Further reductions in climate impacts of soot-free buses are achievable with low-carbon fuels and engines that deliver the lowest lifecycle greenhouse gas emissions.

“Air pollution is the leading environmental health risk today affecting millions of people, particularly those in our growing cities,” said Erik Solheim, executive director of the United Nations Environment Program. “This agreement between some of the world’s leading bus manufacturers and some of the biggest cities in the world is an example of forward-thinking private and public cooperation. “Investment in technology, products, and business models that benefits people and our environment isn’t just good for the planet, it’s good for business.”

The cities involved in the scheme are, Abidjan, Accra, Addis Ababa, Bangkok, Bogotá, Buenos Aires, Casablanca, Dar es Salaam, Dhaka, Istanbul, Jakarta, Johannesburg, Lagos, Lima, Manila, Mexico City, Nairobi, Santiago, Sao Paulo, and Sydney.

Less than 20% of all buses sold globally meet the definition of soot-free, with the vast majority being diesel powered.
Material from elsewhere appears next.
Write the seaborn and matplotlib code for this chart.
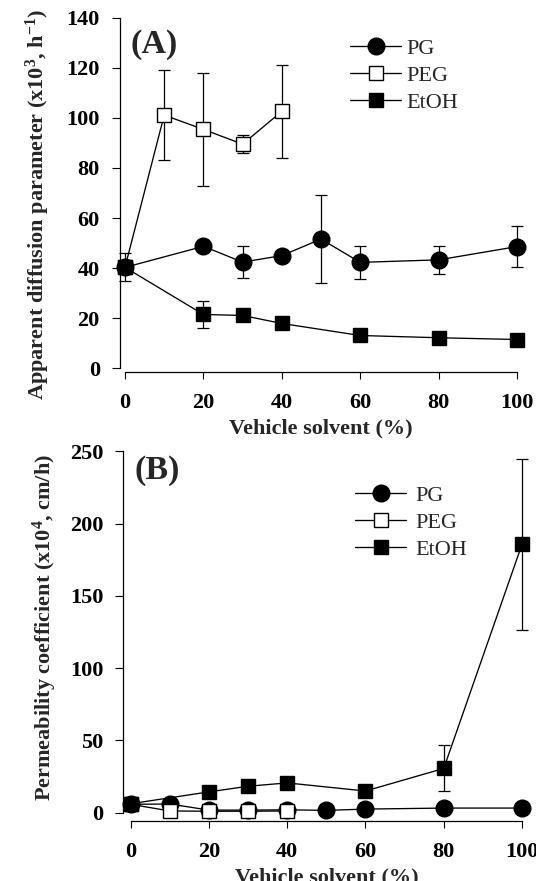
import numpy as np
import pandas as pd
import matplotlib
matplotlib.use("Agg")
import matplotlib.pyplot as plt
import seaborn as sns

# ---------------- data ----------------
# Panel A: apparent diffusion parameter (x10^3, h^-1)
a_pg_x = [0, 20, 30, 40, 50, 60, 80, 100]
a_pg_y = [40.3, 48.7, 42.4, 45.0, 51.6, 42.3, 43.3, 48.6]
a_pg_e = [5.6, 0.0, 6.5, 0.0, 17.5, 6.7, 5.7, 8.3]

a_peg_x = [0, 10, 20, 30, 40]
a_peg_y = [40.3, 101.1, 95.4, 89.5, 102.6]
a_peg_e = [0.0, 18.0, 22.5, 3.5, 18.7]

a_et_x = [0, 20, 30, 40, 60, 80, 100]
a_et_y = [40.3, 21.5, 21.1, 17.9, 13.1, 12.2, 11.5]
a_et_e = [0.0, 5.3, 0.0, 0.0, 0.0, 0.0, 0.0]

# Panel B: permeability coefficient (x10^4, cm/h)
b_pg_x = [0, 10, 20, 30, 40, 50, 60, 80, 100]
b_pg_y = [5.8, 6.0, 1.8, 1.8, 2.0, 1.6, 2.5, 3.2, 3.2]

b_peg_x = [0, 10, 20, 30, 40]
b_peg_y = [5.8, 1.2, 1.0, 1.0, 1.2]

b_et_x = [0, 20, 30, 40, 60, 80, 100]
b_et_y = [6.2, 14.4, 18.3, 20.6, 15.0, 30.6, 185.6]
b_et_e = [0.0, 0.0, 0.0, 0.0, 0.0, 15.9, 59.0]

series_names = ["PG", "PEG", "EtOH"]
x_ticks = [0, 20, 40, 60, 80, 100]
a_yticks = [0, 20, 40, 60, 80, 100, 120, 140]
b_yticks = [0, 50, 100, 150, 200, 250]

# ---------------- style ----------------
sns.set_theme(style="ticks")
plt.rcParams["font.family"] = ["Liberation Serif", "DejaVu Serif"]
plt.rcParams["mathtext.fontset"] = "custom"
plt.rcParams["mathtext.rm"] = "Liberation Serif:bold"
plt.rcParams["mathtext.bf"] = "Liberation Serif:bold"
plt.rcParams["mathtext.it"] = "Liberation Serif:bold"

W, H = 536, 881
fig = plt.figure(figsize=(W / 100, H / 100), dpi=100)


def px_axes(x0, x1, y_top, y_bot):
    return fig.add_axes([x0 / W, 1 - y_bot / H, (x1 - x0) / W, (y_bot - y_top) / H])


axA = px_axes(125, 517, 17.7, 368.3)
axB = px_axes(130.7, 522, 451.2, 812.7)

styles = {
    "PG": dict(marker="o", markersize=12, markerfacecolor="black"),
    "PEG": dict(marker="s", markersize=10.5, markerfacecolor="white"),
    "EtOH": dict(marker="s", markersize=10.5, markerfacecolor="black"),
}


def draw(ax, name, xs, ys, es=None, z=3):
    df = pd.DataFrame({"x": xs, "y": ys})
    if es is not None:
        ax.errorbar(xs, ys, yerr=es, fmt="none", ecolor="black", elinewidth=0.9,
                    capsize=4, capthick=0.9, zorder=z - 0.5, clip_on=False)
    sns.lineplot(data=df, x="x", y="y", ax=ax, color="black", lw=0.95,
                 markeredgecolor="black", markeredgewidth=1.0, label=name,
                 errorbar=None, zorder=z, clip_on=False, **styles[name])


draw(axA, "PG", a_pg_x, a_pg_y, a_pg_e, z=3)
draw(axA, "PEG", a_peg_x, a_peg_y, a_peg_e, z=4)
draw(axA, "EtOH", a_et_x, a_et_y, a_et_e, z=5)

draw(axB, "PG", b_pg_x, b_pg_y, None, z=3)
draw(axB, "PEG", b_peg_x, b_peg_y, None, z=4)
draw(axB, "EtOH", b_et_x, b_et_y, b_et_e, z=5)


def style_axes(ax, ylim, yticks, left_off, bot_off, ylabel, yl_x, yl_y):
    for s in ["top", "right"]:
        ax.spines[s].set_visible(False)
    ax.spines["left"].set_position(("outward", left_off))
    ax.spines["bottom"].set_position(("outward", bot_off))
    ax.set_xlim(0, 100)
    ax.set_ylim(*ylim)
    ax.spines["left"].set_bounds(ylim[0], ylim[1])
    ax.spines["bottom"].set_bounds(0, 100)
    for s in ["left", "bottom"]:
        ax.spines[s].set_linewidth(0.9)
        ax.spines[s].set_color("black")
    ax.set_xticks(x_ticks)
    ax.set_yticks(yticks)
    ax.set_xticklabels([str(v) for v in x_ticks])
    ax.set_yticklabels([str(v) for v in yticks])
    ax.tick_params(axis="y", direction="out", length=5.5, width=0.8, pad=9,
                   colors="black", labelsize=16)
    ax.tick_params(axis="x", direction="out", length=5, width=0.8, pad=10,
                   colors="black", labelsize=16)
    for lab in ax.get_xticklabels() + ax.get_yticklabels():
        lab.set_fontweight("bold")
        lab.set_fontfamily("Liberation Serif")
    ax.set_xlabel("Vehicle solvent (%)", fontsize=16, fontweight="bold", labelpad=4)
    ax.set_ylabel(ylabel, fontsize=16, fontweight="bold")
    ax.yaxis.set_label_coords(yl_x, yl_y)
    ax.set_facecolor("white")


style_axes(axA, (0, 140), a_yticks, 3.6, 2.9,
           r"Apparent diffusion parameter (x10$^{3}$, h$^{-1}$)", -0.187, 0.466)
style_axes(axB, (0, 250), b_yticks, 5.3, 5.8,
           r"Permeability coefficient (x10$^{4}$, cm/h)", -0.182, 0.512)

fig.text(131 / W, 1 - 45 / H, "(A)", fontsize=24.5, fontweight="bold", va="center", ha="left")
fig.text(135 / W, 1 - 470 / H, "(B)", fontsize=24.5, fontweight="bold", va="center", ha="left")

for ax, (lx, ly), tp in [(axA, (350, 38), 0.25), (axB, (355, 485), 0.4)]:
    leg = ax.legend(loc="upper left", bbox_to_anchor=(lx / W, 1 - ly / H),
                    bbox_transform=fig.transFigure, frameon=False,
                    prop=dict(family="Liberation Serif", size=16),
                    handlelength=2.3, handletextpad=tp, labelspacing=0.3,
                    borderpad=0, borderaxespad=0)

fig.savefig("out.png", dpi=100, facecolor="white")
Older generation diesel technology produces high levels of black carbon emissions, or soot, which are amongst the most dangerous pollutants for public health and a major contributor to climate change.   The cleanest buses today can reduce these emissions by more than 99 percent.

The Global Industry Partnership on Soot-Free Clean Bus Fleets is an initiative led by C40 Cities, the Climate and Clean Air Coalition (CCAC), and International Council on Clean Transportation (ICCT), Centro Mario Molina Chile and UN Environment. The commitment was announced at the CCAC Clean Buses for Clean Air Workshop in Paris.